My DD has 3 Godparents- 2 friends and my DH's not so 'D'brother! He has always been a bit jealous of our little unit and this has led to him being quite spiteful on occasions and arguments thereafter. We asked him to be a Godfather to try and strengthen family ties a bit and allow him to feel included, but it didn't work out like that. After a few months of the Christening he lost interest, started the nastiness again and now does not even acknowledge our DD- even if she is in the same room as him.
He has let us down greatly since he is family and perhaps rather wrongly associated with that, we did consider it would be him we could most rely to behave in the interests of our daughter. That doesn't mean to say we considered him the most 'important' Godparent but we did think he would take the role the most seriously.
The other Godparents my DD has are wonderful and she has a really special bond with them.

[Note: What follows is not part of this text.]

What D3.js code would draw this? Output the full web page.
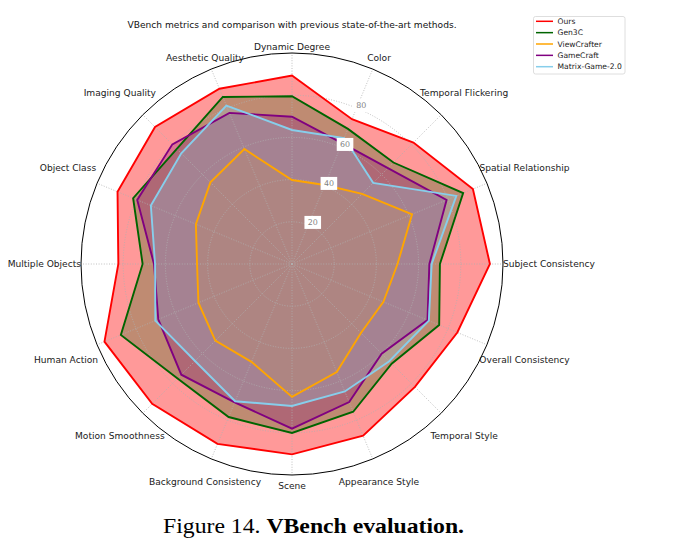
<!DOCTYPE html>
<html><head><meta charset="utf-8">
<script src="https://cdn.jsdelivr.net/npm/d3@7"></script>
<style>body{margin:0;background:#fff} svg{display:block}</style>
</head><body><svg id="c" width="698" height="554"></svg>
<script>
// ---- data ----
const categories = ["Subject Consistency","Spatial Relationship","Temporal Flickering","Color","Dynamic Degree","Aesthetic Quality","Imaging Quality","Object Class","Multiple Objects","Human Action","Motion Smoothness","Background Consistency","Scene","Appearance Style","Temporal Style","Overall Consistency"];
const seriesNames = ["Ours","Gen3C","ViewCrafter","GameCraft","Matrix-Game-2.0"];
const ours        = [93.8, 92.8, 81.4, 74.3, 89.3, 89.9, 91.8, 89.5, 82.3, 96.2, 93.7, 92.3, 90.2, 88.1, 82.4, 84.8];
const gen3c       = [70.1, 87.8, 68.0, 69.3, 79.5, 85.7, 77.2, 81.5, 70.8, 87.8, 76.7, 78.5, 80.1, 75.8, 66.8, 75.5];
const viewCrafter = [50.0, 61.6, 47.0, 40.5, 39.8, 59.0, 54.7, 49.3, 45.0, 48.0, 51.4, 50.2, 63.0, 55.4, 46.2, 46.9];
const gameCraft   = [65.1, 79.3, 64.3, 62.0, 69.8, 77.5, 80.2, 79.4, 65.4, 68.6, 74.2, 71.0, 78.0, 70.8, 60.1, 69.5];
const matrixGame  = [66.2, 84.3, 54.4, 64.6, 63.5, 81.3, 74.2, 72.4, 64.9, 70.1, 65.0, 70.4, 67.3, 65.4, 65.2, 70.2];
const radialTicks = [20, 40, 60, 80];
const titleText = "VBench metrics and comparison with previous state-of-the-art methods.";
const captionPrefix = "Figure 14. ";
const captionBold = "VBench evaluation.";

// ---- styles ----
const colors = ["#ff0000", "#006400", "#ffa500", "#800080", "#87ceeb"];
const fillOpacity = [0.4, 0.25, 0.25, 0.25, 0.25];
const allSeries = [ours, gen3c, viewCrafter, gameCraft, matrixGame];

const svg = d3.select("#c");
svg.append("rect").attr("width", 698).attr("height", 554).attr("fill", "#fff");
const cx = 292, cy = 264, R = 211;
const rScale = d3.scaleLinear().domain([0, 100]).range([0, R]);
const aScale = d3.scaleLinear().domain([0, categories.length]).range([0, 2 * Math.PI]); // math angle, CCW from east
const g = svg.append("g").attr("transform", `translate(${cx},${cy})`);
const pt = (i, v) => [rScale(v) * Math.cos(aScale(i)), -rScale(v) * Math.sin(aScale(i))];
const font = "'DejaVu Sans', sans-serif";

// fills
const radial = d3.lineRadial()
  .angle((d, i) => Math.PI / 2 - aScale(i))
  .radius(d => rScale(d))
  .curve(d3.curveLinearClosed);
allSeries.forEach((s, k) => {
  g.append("path").attr("d", radial(s)).attr("fill", colors[k]).attr("fill-opacity", fillOpacity[k]).attr("stroke", "none");
});

// grid
radialTicks.forEach(t => {
  g.append("circle").attr("r", rScale(t)).attr("fill", "none")
    .attr("stroke", "#b0b0b0").attr("stroke-width", 0.8).attr("stroke-dasharray", "1,1.6");
});
categories.forEach((c, i) => {
  const [x, y] = pt(i, 100);
  g.append("line").attr("x1", 0).attr("y1", 0).attr("x2", x).attr("y2", y)
    .attr("stroke", "#b0b0b0").attr("stroke-width", 0.8).attr("stroke-dasharray", "1,1.6");
});

// lines
allSeries.forEach((s, k) => {
  g.append("path").attr("d", radial(s)).attr("fill", "none").attr("stroke", colors[k])
    .attr("stroke-width", 1.9).attr("stroke-linejoin", "miter");
});

// outer spine
g.append("circle").attr("r", rScale(100)).attr("fill", "none").attr("stroke", "#000").attr("stroke-width", 1);

// radial tick labels along the Color axis
radialTicks.forEach(t => {
  const [x, y] = pt(3, t);
  const lx = x + 4.6, ly = y - 2.6;
  g.append("rect").attr("x", lx - 8.3).attr("y", ly - 6.5).attr("width", 16.6).attr("height", 13)
    .attr("fill", "#fff");
  g.append("text").attr("x", lx).attr("y", ly).attr("dy", "0.35em").attr("text-anchor", "middle")
    .attr("font-family", font).attr("font-size", "7.9px").attr("fill", "#7f7f7f").text(t);
});

// category labels
function interp(arr, phi) {
  const t = phi / 22.5; const i = Math.min(3, Math.floor(t)); const f = t - i;
  return arr[i] * (1 - f) + arr[i + 1] * f;
}
categories.forEach((c, i) => {
  const th = aScale(i);
  const co = Math.cos(th), si = Math.sin(th);
  const phi = Math.acos(Math.min(1, Math.abs(co))) * 180 / Math.PI;
  const txt = g.append("text").attr("text-anchor", "middle").attr("dy", "0.35em")
    .attr("font-family", font).attr("font-size", "9.1px").attr("fill", "#1a1a1a").text(c);
  const w = txt.node().getComputedTextLength();
  const sx = Math.abs(co) < 1e-9 ? 0 : Math.sign(co);
  const sy = Math.abs(si) < 1e-9 ? 0 : Math.sign(si);
  const dxo = interp([0, 15, 23, 6.3, 0], phi);
  const dyo = sy >= 0 ? interp([0, 15, 22, 11, 6], phi) : interp([0, 15, 23, 23, 11], phi);
  const cw = Math.max(0, 1 - phi / 45);
  const x = R * co + sx * (dxo + cw * w / 2);
  const y = -R * si - sy * dyo;
  txt.attr("x", x).attr("y", y);
});

// title
svg.append("text").attr("x", cx).attr("y", 28).attr("text-anchor", "middle")
  .attr("font-family", font).attr("font-size", "9.1px").attr("fill", "#111").text(titleText);

// legend
const lg = svg.append("g");
lg.append("rect").attr("x", 533.5).attr("y", 16.5).attr("width", 91.5).attr("height", 57.5).attr("rx", 2)
  .attr("fill", "#fff").attr("fill-opacity", 0.8).attr("stroke", "#d5d5d5").attr("stroke-width", 0.8);
seriesNames.forEach((n, k) => {
  const y = 21.3 + k * 11.35;
  lg.append("line").attr("x1", 536).attr("x2", 553).attr("y1", y).attr("y2", y)
    .attr("stroke", colors[k]).attr("stroke-width", 1.5);
  lg.append("text").attr("x", 557.5).attr("y", y).attr("dy", "0.35em")
    .attr("font-family", font).attr("font-size", "7.6px").attr("fill", "#1a1a1a").text(n);
});

// caption
const cap = svg.append("text").attr("transform", "translate(163,533) scale(1.13,1)")
  .attr("font-family", "'Liberation Serif', 'Times New Roman', serif").attr("font-size", "21px").attr("fill", "#000");
cap.append("tspan").text(captionPrefix);
cap.append("tspan").attr("font-weight", "bold").text(captionBold);
</script></body></html>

Our DD has 3 male & 2 female GodParents - the extra male was more of a happy accident as he is the long term partner of my Gay friend who was chosen as DDs Godfather, he is the most religious of the group, so on the day he ended up standing at the font with his nervous boyfriend & got roped in by the Vicar - she did check with us first, as wasn't sure if it was meant to be & we agreed - IYSWIM - so he became an unexpected extra GP, but he & his partner have been totally brilliant GPs & really take the whole thing seriously
Choosing GPs is a strange one, we tried very hard to chose people who we trusted to want to always be part of DDs life - one F was a very long time friend, who worked in childcare & had 2 of her own & no health problems etc & also very spiritual, so she seemed like a really safe bet - sadly turned out not to be the case at all - She seemed thrilled to be asked, yet didn't take that much interest in DD, bar on her terms - ie we take DD to meet her etc - I always thought she was great with DCs, but she was pretty brusque with DD & DD grew up not to like her much, a couple of years back, I had a very odd fall out with her - one that with hindsight I think she orchestrated as it was just plain weird - we've never heard from her again - she's cut DD off completely, if anyone had warned me how it would turn out I would never have believed it, she out of all of them really was my top choice & safest bet
Thankfully the others have all been brilliant - & the 3rd guys wife now is DDs chosen surrogate GM
So, with us there didn't seem to be any protocol as such - I did speak with the Vicar, though she is very forward thinking & she just said the more the merrier & I let the others know too - with hindsight having more has been a real blessing
my ds has three grandparents, two men and one woman - an aunt, a cousin and a friend. I thought you were supposed to have three, 2 males and 1 female for a boy and 2 females and 1 male for a girl? We told them who we had asked/were going to ask and none of them knew each other very well (still dont)
It is OK to tell prospective godparents (after you have asked them, and they have accepted), that there will be other godparents too? We have already asked one couple, but would like to add a third godparent into the mix. Keen that all should feel equally "important".
How best to go about this, oh Mumsnetters?